Voilà pourquoi la Fed ne permettra pas une véritable contraction du crédit ».

Pour l’instant, le soleil brille et le crédit se développe encore. Les prix des actifs grimpent. Mais c’est sur le point de changer.

« Au troisième trimestre, l’excès de liquidité va plonger. Nous devrions voir bien plus de volatilité dans les prix des actifs. Je pense qu’avant la fin de l’année, nous verrons une chute très inquiétante du marché boursier. La Fed fera une pause… interrompant son programme de tapering. Ensuite, selon la manière dont les marchés réagissent, elle laissera probablement entendre qu’elle mettra en place un nouveau programme de QE pour 2015. Cela devrait faire remonter les marchés ».

▪ Les deux mandats de l’Etat
M. Duncan envisage la situation à peu près de la même manière que nous — jusqu’à un certain point. Il voit la dépendance à une dette en expansion constante. Il voit la catastrophe qui arrivera quand cette expansion prendra fin. Il s’attend, tout comme nous, à ce que la Fed réagisse avec plus de QE. Jusque là tout va bien. Mais il n’a pas notre profond cynisme et notre insensibilité. Il voit le tunnel, mais il pense apercevoir un petit scintillement au bout.

« Les gouvernements peuvent encore emprunter… et développer le crédit. D’une manière ou d’une autre, ils vont tenter de maintenir l’expansion du crédit. Ainsi, au lieu de jeter l’argent, autant investir dans des choses qui pourraient développer la future production — de nouvelles technologies, de nouvelles infrastructures et nouveaux secteurs ».
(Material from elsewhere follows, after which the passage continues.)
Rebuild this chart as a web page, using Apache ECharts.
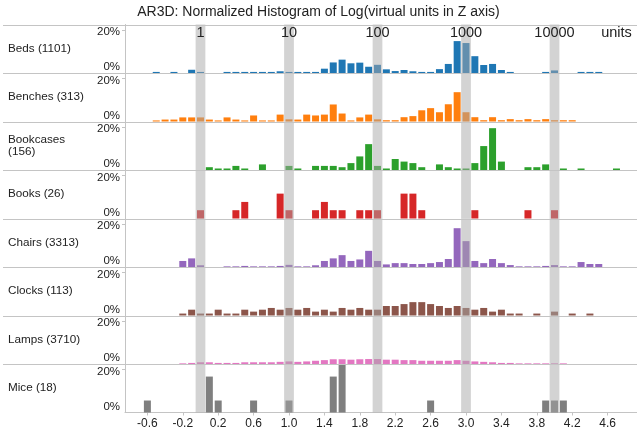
<!DOCTYPE html>
<html><head><meta charset="utf-8">
<script src="https://cdn.jsdelivr.net/npm/echarts@6/dist/echarts.min.js"></script>
<style>html,body{margin:0;padding:0;background:#fff}#c{width:637px;height:433px}</style>
</head><body><div id="c"></div>
<script>
const categories = ['Beds (1101)', 'Benches (313)', 'Bookcases (156)', 'Books (26)', 'Chairs (3313)', 'Clocks (113)', 'Lamps (3710)', 'Mice (18)'];
const bins = [
  -0.6, -0.5, -0.4, -0.3, -0.2, -0.1, 0.0, 0.1, 0.2, 0.3,
  0.4, 0.5, 0.6, 0.7, 0.8, 0.9, 1.0, 1.1, 1.2, 1.3,
  1.4, 1.5, 1.6, 1.7, 1.8, 1.9, 2.0, 2.1, 2.2, 2.3,
  2.4, 2.5, 2.6, 2.7, 2.8, 2.9, 3.0, 3.1, 3.2, 3.3,
  3.4, 3.5, 3.6, 3.7, 3.8, 3.9, 4.0, 4.1, 4.2, 4.3,
  4.4, 4.5, 4.6, 4.7];
const beds = [
  0, 0.5, 0, 0.5, 0, 1.5, 0.5, 0, 0, 0.5,
  0.5, 0.5, 0.5, 0.5, 0.5, 0.8, 0.5, 0.5, 0.5, 0.5,
  2.0, 4.9, 6.2, 4.5, 4.8, 2.9, 3.8, 1.7, 0.9, 1.4,
  0.8, 0.5, 0.5, 1.8, 4.2, 14.8, 13.9, 7.8, 3.7, 4.2,
  1.4, 0.5, 0, 0, 0, 0.5, 1.2, 0, 0, 0.5,
  0.5, 0.5, 0, 0];
const benches = [
  0, 0.5, 0.9, 0.9, 1.9, 1.9, 1.9, 0.9, 0.5, 1.9,
  0.9, 0.5, 2.8, 0.5, 0.5, 3.2, 1.0, 0.9, 3.2, 2.8,
  3.2, 7.9, 3.7, 0.5, 1.9, 3.2, 1.0, 0.6, 0.6, 2.0,
  2.5, 5.2, 6.2, 4.3, 8.0, 13.6, 4.3, 2.0, 0.6, 2.0,
  0.6, 1.1, 0.6, 1.1, 0.6, 1.1, 0.6, 0.6, 0.6, 0,
  0, 0, 0, 0];
const bookcases = [
  0, 0, 0, 0, 0, 0, 0, 1.3, 0.7, 0.7,
  1.9, 0.7, 0, 2.6, 0, 0, 1.9, 0.7, 0, 1.9,
  1.9, 1.9, 1.3, 3.2, 6.3, 12.0, 1.9, 0.7, 5.1, 3.9,
  3.2, 1.3, 0, 2.6, 1.3, 0.7, 0.7, 3.2, 11.1, 19.4,
  3.9, 0, 0, 1.3, 1.3, 2.6, 0, 0.7, 0, 0.7,
  0, 0, 0, 0.7];
const books = [
  0, 0, 0, 0, 0, 0, 3.85, 0, 0, 0,
  3.85, 7.69, 0, 0, 0, 11.54, 3.85, 0, 0, 3.85,
  7.69, 3.85, 3.85, 0, 3.85, 3.85, 3.85, 0, 0, 11.54,
  11.54, 3.85, 0, 0, 0, 0, 0, 3.85, 0, 0,
  0, 0, 0, 3.85, 0, 0, 3.85, 0, 0, 0,
  0, 0, 0, 0];
const chairs = [
  0, 0, 0, 0, 2.8, 4.0, 0.8, 0, 0, 0.3,
  0.3, 0.5, 0.3, 0.3, 0.3, 0.5, 1.0, 0.3, 0.3, 0.8,
  2.8, 4.0, 5.5, 2.8, 3.5, 7.5, 2.8, 1.2, 1.8, 1.8,
  1.4, 1.4, 1.8, 2.3, 3.7, 18.0, 12.0, 2.8, 1.8, 3.7,
  1.8, 0.9, 0.3, 0.3, 0.3, 0.5, 0.9, 0.3, 0.3, 2.3,
  1.4, 1.4, 0, 0];
const clocks = [
  0, 0, 0, 0, 0.9, 2.7, 0.9, 0.9, 2.7, 0.9,
  0.9, 2.7, 1.8, 2.7, 3.5, 2.7, 3.5, 2.7, 3.5, 1.8,
  2.7, 1.8, 3.5, 2.7, 3.5, 2.7, 2.7, 4.4, 4.4, 5.3,
  6.2, 6.2, 5.3, 4.4, 3.5, 4.4, 3.5, 2.7, 3.5, 1.8,
  2.7, 0.9, 0.9, 0, 0.9, 0, 1.8, 0, 0.9, 0,
  0.9, 0, 0, 0];
const lamps = [
  0, 0, 0, 0, 0.3, 0.5, 0.8, 0.8, 0.5, 0.5,
  0.5, 0.8, 0.8, 0.8, 0.8, 1.0, 1.2, 1.0, 1.2, 1.5,
  1.8, 2.2, 2.2, 2.0, 2.2, 2.3, 2.3, 2.0, 2.0, 1.8,
  1.8, 1.5, 1.5, 1.5, 1.5, 1.8, 1.5, 1.2, 1.0, 0.8,
  0.5, 0.5, 0.3, 0.3, 0.3, 0.3, 0.3, 0.3, 0, 0,
  0, 0, 0, 0];
const mice = [
  5.56, 0, 0, 0, 0, 0, 0, 16.67, 5.56, 0,
  0, 0, 5.56, 0, 0, 0, 5.56, 0, 0, 0,
  0, 16.67, 22.22, 0, 0, 0, 0, 0, 0, 0,
  0, 0, 5.56, 0, 0, 0, 0, 0, 0, 0,
  0, 0, 0, 0, 0, 5.56, 5.56, 5.56, 0, 0,
  0, 0, 0, 0];
const seriesValues = [beds, benches, bookcases, books, chairs, clocks, lamps, mice];
const colors = ['#1f77b4', '#ff7f0e', '#2ca02c', '#d62728', '#9467bd', '#8c564b', '#e377c2', '#7f7f7f'];
const xTickValues = [-0.6, -0.2, 0.2, 0.6, 1.0, 1.4, 1.8, 2.2, 2.6, 3.0, 3.4, 3.8, 4.2, 4.6];
const topTickValues = [0, 1, 2, 3, 4, 4.7];
const topTickLabels = ['1', '10', '100', '1000', '10000', 'units'];
const bandCenters = [0, 1, 2, 3, 4];
const yTickValues = [0, 20];

// layout / style constants
const FONT = 'Liberation Sans, Arial, Helvetica, sans-serif';
const TOP0 = 24.5, ROW_H = 48.5, LEFT = 125;
const X_MIN = -0.853, X_MAX = 4.932, Y_MAX = 22.5;
const BAND_HALF = 0.055;
const LINE_COLOR = '#c4c4c4';

const chart = echarts.init(document.getElementById('c'), null, {renderer: 'canvas'});

function wrapName(s) { return s.length > 14 ? s.replace(' (', '\n(') : s; }

const grids = [], xAxes = [], yAxes = [], series = [], graphics = [];
categories.forEach((cat, i) => {
  const last = i === categories.length - 1;
  grids.push({left: LEFT, right: 0, top: TOP0 + i * ROW_H, height: ROW_H, outerBoundsMode: 'none', containLabel: false});
  xAxes.push({
    type: 'value', gridIndex: i, min: X_MIN, max: X_MAX,
    splitLine: {show: false},
    axisLine: {show: last, onZero: false, lineStyle: {color: LINE_COLOR, width: 1}},
    axisTick: {show: last, length: 3, customValues: xTickValues, lineStyle: {color: LINE_COLOR}},
    axisLabel: {show: last, customValues: xTickValues, margin: 5, fontSize: 12, color: '#222', fontFamily: FONT,
      formatter: v => Number(v).toFixed(1)}
  });
  yAxes.push({
    type: 'value', gridIndex: i, min: 0, max: Y_MAX,
    name: wrapName(cat), nameLocation: 'middle', nameRotate: 0, nameGap: 117,
    nameTextStyle: {align: 'left', verticalAlign: 'middle', fontSize: 11.7, color: '#222', fontFamily: FONT, lineHeight: 12},
    splitLine: {show: false},
    axisLine: {show: true, onZero: false, lineStyle: {color: LINE_COLOR, width: 1}},
    axisTick: {show: true, length: 3, customValues: [20], lineStyle: {color: LINE_COLOR}},
    axisLabel: {
      customValues: yTickValues, margin: 5,
      formatter: v => (v === 0 ? '{b|0%}' : '{t|' + v + '%}'),
      rich: {
        b: {fontSize: 11.5, color: '#222', fontFamily: FONT, padding: [0, 0, 12, 0]},
        t: {fontSize: 11.5, color: '#222', fontFamily: FONT, padding: [4, 0, 0, 0]}
      }
    }
  });
  series.push({
    type: 'bar', xAxisIndex: i, yAxisIndex: i, barWidth: 7, z: 2,
    itemStyle: {color: colors[i]},
    data: bins.map((b, k) => [b, seriesValues[i][k]]).filter(d => d[1] > 0),
    animation: false
  });
  series.push({
    type: 'custom', xAxisIndex: i, yAxisIndex: i, z: 3, clip: false, silent: true,
    data: bandCenters.map(v => [v]),
    encode: {x: 0},
    renderItem: (params, api) => {
      const x = api.value(0);
      const p1 = api.coord([x - BAND_HALF, Y_MAX]);
      const p2 = api.coord([x + BAND_HALF, 0]);
      return {type: 'rect', shape: {x: p1[0], y: p1[1], width: p2[0] - p1[0], height: p2[1] - p1[1]},
        style: {fill: 'rgba(167,167,167,0.5)'}};
    },
    animation: false
  });
  graphics.push({
    type: 'line', z: 5, silent: true,
    shape: {x1: 3, y1: Math.round(TOP0 + i * ROW_H) + 0.5, x2: 637, y2: Math.round(TOP0 + i * ROW_H) + 0.5},
    style: {stroke: LINE_COLOR, lineWidth: 1}
  });
});
// top axis with log-unit labels on the first row
xAxes.push({
  type: 'value', gridIndex: 0, position: 'top', min: X_MIN, max: X_MAX, z: 10,
  splitLine: {show: false}, axisLine: {show: false, onZero: false}, axisTick: {show: false},
  axisLabel: {inside: true, margin: 1, customValues: topTickValues, fontSize: 14.5, color: '#222', fontFamily: FONT,
    formatter: v => topTickLabels[topTickValues.indexOf(v)]}
});

chart.setOption({
  backgroundColor: '#fff',
  animation: false,
  title: {text: 'AR3D: Normalized Histogram of Log(virtual units in Z axis)', left: 'center', top: 5, padding: 0,
    textStyle: {fontSize: 14, fontWeight: 'normal', color: '#222', fontFamily: FONT}},
  grid: grids, xAxis: xAxes, yAxis: yAxes, series: series,
  graphic: graphics
});
</script></body></html>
Le souci premier du gouvernement n’est pas de protéger ses citoyens ou leur économie.

Ahh… mais ça, c’est sans compter avec les oligarques, poligarques et la nature du gouvernement lui-même. Le souci premier du gouvernement n’est pas de protéger ses citoyens ou leur économie. Au lieu de ça, il a pour objectif de transférer plus de pouvoir, de statut et de richesse à l’élite qui le contrôle (les oligarques). Pour ce faire, il doit maintenir les masses sous sédatifs. Charles Hugh Smith explique :

« L’Etat a deux mandats clé : mettre en place des quasi-monopoles et des cartels pour les capitaux privés, et satisfaire assez de demandes de la part des citoyens pour maintenir la stabilité sociale ».

Si l’Etat échoue à maintenir des cartels monopolistiques, les marges plongent et le capital ne peut plus maintenir ses dépenses d’investissement et de main-d’oeuvre. En deux mots, l’économie coule alors que les profits, l’investissement et la croissance stagnent.

Si l’Etat échoue à répondre aux demandes de ses citoyens, il risque l’instabilité sociale.

Les autorités seront les emprunteurs de dernier recours. Mais l’argent ne sera pas investi dans un avenir plus brillant. Il sera pillé et gaspillé.